Así pues, cada quien veía en el cine mucho de lo que buscaba, y desde ese momento empezaron a surgir preceptivas o normas en cuanto a lo que el cine debía hacer, postulados estéticos sobre lo que el cine era, sobre lo que lo diferenciaba de otras artes al tiempo que lo emparentaba o lo elevaba a la dignidad de ser una de ellas, y también empezaron a surgir lecturas o interpretaciones políticas y sociológicas, no solo en cuanto a las películas como tales sino además en cuanto a su impacto, malévolo según muchos, benigno y redentor para otros, en la comunidad, o a veces ambas cosas.

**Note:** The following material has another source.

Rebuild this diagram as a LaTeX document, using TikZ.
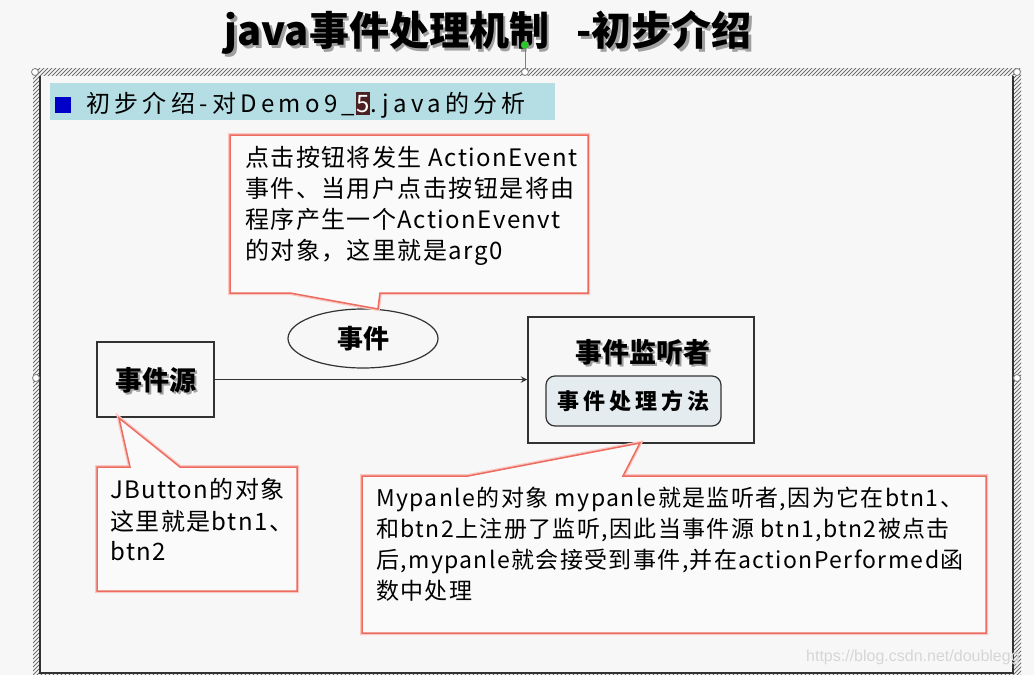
\documentclass[tikz,border=0pt]{standalone}
\usepackage{fontspec}
\setmainfont{Noto Sans CJK SC}
\newfontfamily\cjk{Noto Sans CJK SC}
\newfontfamily\cjkls[LetterSpace=6]{Noto Sans CJK SC}
\newfontfamily\cjkhdr[LetterSpace=18]{Noto Sans CJK SC}
\newfontfamily\cjkwide[LetterSpace=18]{Noto Sans CJK SC}
\newfontfamily\wmfont{Liberation Sans}
\usetikzlibrary{shapes.geometric}
\definecolor{bg}{RGB}{247,247,248}
\definecolor{calloutred}{RGB}{236,108,96}
\definecolor{glow}{RGB}{250,200,195}
\definecolor{boxline}{RGB}{50,50,50}
\definecolor{hdrbar}{RGB}{180,222,227}
\definecolor{hdrblue}{RGB}{0,0,200}
\definecolor{inner}{RGB}{228,236,240}
\definecolor{hatch}{RGB}{110,110,110}
\definecolor{selbrown}{RGB}{75,32,32}
\definecolor{handlegreen}{RGB}{40,200,40}
\definecolor{wm}{RGB}{214,214,214}
\definecolor{shadowgray}{RGB}{160,160,160}
% text with a drop shadow, in one box
\newcommand{\shadowtext}[2]{\makebox[0pt][l]{\kern#1\raisebox{-#1}{\textcolor{shadowgray}{#2}}}#2}
\tikzset{
  txt/.style={inner sep=0pt, anchor=base west, font=\cjkls\fontsize{24}{24}\selectfont},
  txtb/.style={inner sep=0pt, anchor=base west, font=\cjkls\fontsize{23}{23}\selectfont},
  callout/.style={draw=calloutred, line width=1.5pt, fill=bg!60!white, line join=miter},
  calloutglow/.style={draw=glow, line width=4pt},
  blackbox/.style={draw=boxline, line width=1.5pt, fill=bg},
  handle/.style={circle, draw=gray, fill=white, line width=0.8pt, minimum size=7pt, inner sep=0pt},
  boldlabel/.style={inner sep=0pt, font=\cjk\bfseries\fontsize{27}{27}\selectfont},
}
\begin{document}
\begin{tikzpicture}[x=1pt,y=-1pt]
\useasboundingbox (0,0) rectangle (1034,675);
\fill[bg] (0,0) rectangle (1034,675);

% title with shadow
\node[inner sep=0pt, text=black, font=\cjk\bfseries\fontsize{40}{40}\selectfont] (title) at (488,34)
  {\shadowtext{3pt}{java事件处理机制\ \ \ -初步介绍}};

% hatched selection frame
\begin{scope}
  \clip (33,68) rectangle (1021,680);
  \foreach \c in {100,104,...,1720} {
    \draw[hatch, line width=1pt] (\c-720,720) -- (\c,0);
  }
\end{scope}
\fill[bg] (40,76) rectangle (1013,673);
\draw[boxline, line width=1.5pt] (40,76) -- (40,673) -- (1013,673) -- (1013,76);

% handles
\draw[gray, line width=0.8pt] (525,49) -- (525,69);
\node[handle] (h1) at (35,72) {};
\node[handle] (h2) at (525,72) {};
\node[handle] (h3) at (1017,72) {};
\node[handle] (h4) at (36,378) {};
\node[handle] (h5) at (1017,378) {};
\node[circle, draw=gray, fill=handlegreen, minimum size=8pt, inner sep=0pt] (hg) at (525,45) {};

% header bar
\fill[hdrbar] (50,83) rectangle (555,120);
\fill[hdrblue] (55,97) rectangle (71,113);
\node[inner sep=0pt, anchor=base west, font=\cjkhdr\fontsize{24}{24}\selectfont] (hdr) at (86,112)
  {初步介绍-对Demo9\_\kern1pt\colorbox{selbrown}{\kern-3pt\textcolor{white}{5}\kern-3pt}\kern1pt.java的分析};

% event source
\node[blackbox, minimum width=117pt, minimum height=75pt] (src) at (155.5,379.5) {};
\node[boldlabel] (srclbl) at (156,381) {\shadowtext{2pt}{事件源}};

% event ellipse
\node[ellipse, draw=boxline, line width=1.2pt, fill=bg, minimum width=150pt, minimum height=59pt, inner sep=0pt,
      font=\cjk\bfseries\fontsize{26}{26}\selectfont] (evt) at (363,338.5) {事件};

% listener
\node[blackbox, minimum width=226pt, minimum height=126pt] (lis) at (641,380) {};
\node[boldlabel] (lislbl) at (643,353) {\shadowtext{2pt}{事件监听者}};
\node[draw=boxline, line width=1.2pt, fill=inner, rounded corners=9pt, minimum width=175pt, minimum height=50pt,
      inner sep=0pt, font=\cjkwide\bfseries\fontsize{22}{22}\selectfont] (handler) at (633.5,401) {事件处理方法};

% arrow
\draw[boxline, line width=1.8pt, -stealth] (src.east) -- (src.east -| lis.west);

% callout 1
\draw[calloutglow] (230,135) -- (588,135) -- (588,293) -- (380,293) -- (378,309) -- (290,293) -- (230,293) -- cycle;
\draw[callout] (230,135) -- (588,135) -- (588,293) -- (380,293) -- (378,309) -- (290,293) -- (230,293) -- cycle;
\node[txt] (c1a) at (245,166) {点击按钮将发生 ActionEvent};
\node[txt] (c1b) at (245,197) {事件、当用户点击按钮是将由};
\node[txt] (c1c) at (245,228) {程序产生一个ActionEvenvt};
\node[txt] (c1d) at (245,259) {的对象，这里就是arg0};

% callout 2
\draw[calloutglow] (97,467) -- (130,467) -- (119,418) -- (180,467) -- (297,467) -- (297,591) -- (97,591) -- cycle;
\draw[callout] (97,467) -- (130,467) -- (119,418) -- (180,467) -- (297,467) -- (297,591) -- (97,591) -- cycle;
\node[txt] (c2a) at (110,498) {JButton的对象};
\node[txt] (c2b) at (110,530) {这里就是btn1、};
\node[txt] (c2c) at (110,560) {btn2};

% callout 3
\draw[calloutglow] (362,476) -- (468,476) -- (640,443) -- (623,476) -- (986,476) -- (986,633) -- (362,633) -- cycle;
\draw[callout] (362,476) -- (468,476) -- (640,443) -- (623,476) -- (986,476) -- (986,633) -- (362,633) -- cycle;
\node[txtb] (c3a) at (376,506) {Mypanle的对象 mypanle就是监听者,因为它在btn1、};
\node[txtb] (c3b) at (376,537) {和btn2上注册了监听,因此当事件源 btn1,btn2被点击};
\node[txtb] (c3c) at (376,568) {后,mypanle就会接受到事件,并在actionPerformed函};
\node[txtb] (c3d) at (376,599) {数中处理};

% watermark
\node[inner sep=0pt, anchor=base west, text=wm, font=\wmfont\fontsize{16}{16}\selectfont] (wmk) at (806,661) {https://blog.csdn.net/doublegg};
\end{tikzpicture}
\end{document}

La apreciación cinematográfica puede significar, primero que todo, un acto de conciencia sobre nuestras propias sensaciones y perspectivas en el momento de ver el cine. El aporte que el cine nos hace es, justamente, el peculiar aporte que solo nosotros podemos ofrecer en su disfrute colectivo. Esta visión, este elemento de «aporte» no es una ilusión ingenua ni un moralismo, es un hecho que descubre para otros cosas que acaso quedarían sin ver, o en todo caso demorarían en verse —y se verían distinto—, si no hubieran sido advertidas y compartidas, digamos, por un André Bazin o una Pauline Kael.
Tales comentarios, y aun a veces los que por un tiempo son menos notorios pero luego se suman a un acervo histórico periódicamente revisado, tienen una eventual incidencia transformadora que surge de lo que se vio y de cómo se vio, es decir, provienen tanto de hechos objetivos como de sensibilidades personales que los descifran. Pero lo más importante es esa significación personal, pues quien abre los ojos ante nuevos mundos y nuevas formas de ver la vida en el cine, puede experimentar cambios radicales que, a su vez, influyen en las relaciones interpersonales, íntimas y sociales.
Los cambios individuales debidos a los aportes que puede hacer en nosotros el cine (digamos una cierta forma de tolerancia o de apertura mental al ver Todo sobre mi madre [1999] o Hable con ella [2002] de Pedro Almodóvar; o una mayor valoración de nuestros propios sentimientos, incluidos los resquemores y odios, al ver Dogville [von Trier, 2003]), pueden llevarnos, si son asumidos de modo conciente, y ya sean o no expresados a los demás, a un segundo paso fundamental en la apreciación cinematográfica: el consecuente respeto por la diversidad de formas, e incluso la consideración de manifestaciones que se consideran inválidas, divergentes o espurias.
Lo audiovisual, en últimas, es cada vez más un universo como las nubes, imposible de predecir, y, sin embargo, su impacto sobre la sociedad y sobre la vida pública y privada es total. Saber apreciar el cine puede tener que ver, más de lo que uno cree, con saber pensar la vida, con incrementar el poder de la conciencia y aprender a percibir al otro, a conocer ese otro que también somos, y que nos altera o que alteramos.
Por algo, ejemplos edificantes en Hable con ella o Rosetta (Jean-Pierre & Luc Dardenne, 1999) o El niño (L’enfant, Jean-Pierre & Luc Dardenne, 2005) de que lo que llamamos y sentimos más hondamente como «humano» se da de los modos más inesperados, en los confines de lo posible, en la transgresión a lo convenido… E incluso, de que a veces «lo humano» no es siempre propiamente lo ideal, ni lo deseable, son cosas que nos pueden hacer superiores a nosotros mismos, pues nos enfrentan con una realidad tan nuestra como inaceptable, sin más posibilidad de identificación que con una conciencia trascendente, como en El viento que agita la cebada (The Wind that Shakes the Barley, Loach, 2006)… Hablando allá Bazin, el cine demoledor es como Jesús echando a los mercaderes del Templo y haciendo el amor en sábado: entregándose así a un sacrificio más victorioso, para él y para nosotros, los gentiles, que la destrucción del Templo de Jerusalén.